Inverse Kinematics Analysis of Baxter Robot Based on Residual BP Neural Network

A self-adaptive inverse kinematics analysis method based on the residual back propagation (BP) neural network was proposed. Around the entire motion planning process from data acquisition to real-time control, 140 sets of position and Euler angle data were collected. The residual BP neural network was employed to perform inverse kinematics analysis on Baxter robot’s arm, and 7 joint angles of the robot’s arm were fitted. Additionally, the trained joint angles were published in the form of topics, and realized the communication by subscribing to the topic in the script for grasping objects. Combined with visualization with Rviz and real-world dual-arm cooperative experiments, grasping experiments were conducted on four object models with residual BP neural network and ordinary BP neural network, respectively, to verify the effectiveness of the proposed method.
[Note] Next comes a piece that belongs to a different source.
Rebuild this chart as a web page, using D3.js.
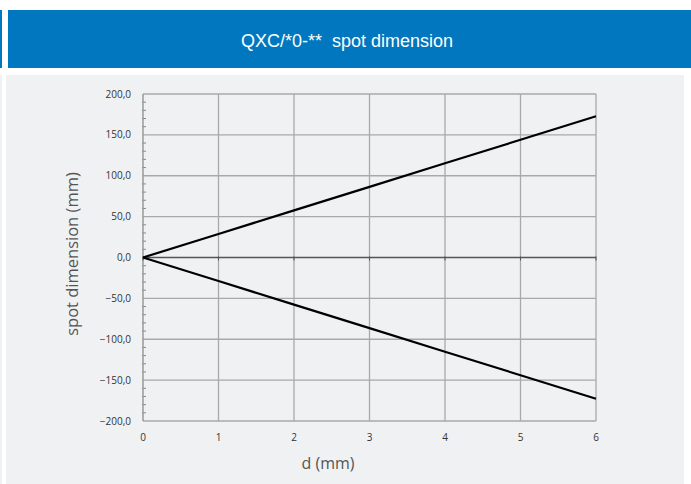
<!DOCTYPE html>
<html><head><meta charset="utf-8">
<script src="https://cdn.jsdelivr.net/npm/d3@7"></script>
<style>html,body{margin:0;padding:0;background:#fff;}svg{display:block;}</style>
</head><body>
<script>
const titleText = "QXC/*0-**  spot dimension";
const xTitle = "d (mm)";
const yTitle = "spot dimension (mm)";
const dValues = [0, 1, 2, 3, 4, 5, 6];
const upperSpot = [0, 28.8, 57.6, 86.4, 115.2, 144.0, 172.8];
const lowerSpot = [0, -28.8, -57.6, -86.4, -115.2, -144.0, -172.8];
const yTicks = [-200, -150, -100, -50, 0, 50, 100, 150, 200];
const xTicks = [0, 1, 2, 3, 4, 5, 6];

const W = 691, H = 484;
const svg = d3.select("body").append("svg").attr("width", W).attr("height", H);

// header
svg.append("rect").attr("x", 0).attr("y", 10).attr("width", 2).attr("height", 58).attr("fill", "#0077be");
svg.append("rect").attr("x", 8).attr("y", 10).attr("width", W - 8).attr("height", 58).attr("fill", "#0077be");
svg.append("text").attr("x", 347).attr("y", 47).attr("text-anchor", "middle")
  .attr("font-family", "Liberation Sans, Arial, sans-serif").attr("font-size", 18)
  .attr("fill", "#fff").style("white-space", "pre").text(titleText);

// panel
svg.append("rect").attr("x", 0).attr("y", 75).attr("width", 2).attr("height", H - 75).attr("fill", "#f0f1f3");
svg.append("rect").attr("x", 6).attr("y", 75).attr("width", 678).attr("height", H - 75).attr("fill", "#f0f1f3");

const x = d3.scaleLinear().domain([0, 6]).range([143, 596]);
const y = d3.scaleLinear().domain([-200, 200]).range([421, 94]);

const g = svg.append("g");
// grid
g.selectAll(".gx").data(xTicks.filter(d => d > 0)).join("line")
  .attr("x1", d => x(d)).attr("x2", d => x(d)).attr("y1", y(200)).attr("y2", y(-200))
  .attr("stroke", "#a9a9a9").attr("stroke-width", 1.3);
g.selectAll(".gy").data(yTicks.filter(d => d !== 0)).join("line")
  .attr("x1", x(0)).attr("x2", x(6)).attr("y1", d => y(d)).attr("y2", d => y(d))
  .attr("stroke", "#a9a9a9").attr("stroke-width", 1.3);

// y axis with minor ticks
const minor = d3.range(-200, 201, 10).filter(v => v % 50 !== 0);
g.selectAll(".mt").data(minor).join("line")
  .attr("x1", x(0) - 1).attr("x2", x(0) + 3).attr("y1", d => y(d)).attr("y2", d => y(d))
  .attr("stroke", "#888").attr("stroke-width", 1);
g.append("line").attr("x1", x(0)).attr("x2", x(0)).attr("y1", y(200)).attr("y2", y(-200))
  .attr("stroke", "#999").attr("stroke-width", 1.5);

// zero axis line with ticks
g.append("line").attr("x1", x(0)).attr("x2", x(6)).attr("y1", y(0)).attr("y2", y(0))
  .attr("stroke", "#555").attr("stroke-width", 1.3);
g.selectAll(".zt").data(xTicks).join("line")
  .attr("x1", d => x(d)).attr("x2", d => x(d)).attr("y1", y(0) - 1).attr("y2", y(0) + 3)
  .attr("stroke", "#555").attr("stroke-width", 1);

// tick labels
const lblFont = "Open Sans, DejaVu Sans, sans-serif";
g.selectAll(".yl").data(yTicks).join("text")
  .attr("x", 131).attr("y", d => y(d) + 3.5).attr("text-anchor", "end")
  .attr("font-family", lblFont).attr("font-size", 10).attr("fill", "#333")
  .text(d => d3.format(".1f")(d).replace(".", ","));
g.selectAll(".xl").data(xTicks).join("text")
  .attr("x", d => x(d)).attr("y", 441).attr("text-anchor", "middle")
  .attr("font-family", lblFont).attr("font-size", 10).attr("fill", "#333")
  .text(d => d);

// lines
const line = d3.line().x((d, i) => x(dValues[i])).y(d => y(d));
g.append("path").datum(upperSpot).attr("d", line).attr("fill", "none").attr("stroke", "#000").attr("stroke-width", 2.2);
g.append("path").datum(lowerSpot).attr("d", line).attr("fill", "none").attr("stroke", "#000").attr("stroke-width", 2.2);

// titles
svg.append("text").attr("x", 328).attr("y", 469).attr("text-anchor", "middle")
  .attr("font-family", lblFont).attr("font-size", 16).attr("fill", "#555").text(xTitle);
svg.append("text").attr("transform", "translate(78,254) rotate(-90)").attr("text-anchor", "middle")
  .attr("font-family", lblFont).attr("font-size", 16.5).attr("fill", "#555").text(yTitle);
</script>
</body></html>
The results show that the calculation time for a single point of the proposed method is approximately 8.1 ms, which is much shorter than the control cycle of the robotic arm, and can achieve real-time requirements. With 1 500 rounds of training, the mean square error of the residual BP neural network model is 0.006, which is 0.077 lower than that of the ordinary BP neural network model, thus improves the accurary of the model. The success rate of the proposed method for grasping is 87.5%, which is 22.5% higher than that of ordinary BP neural network, verifying the effectiveness and practicality of the method proposed in this paper.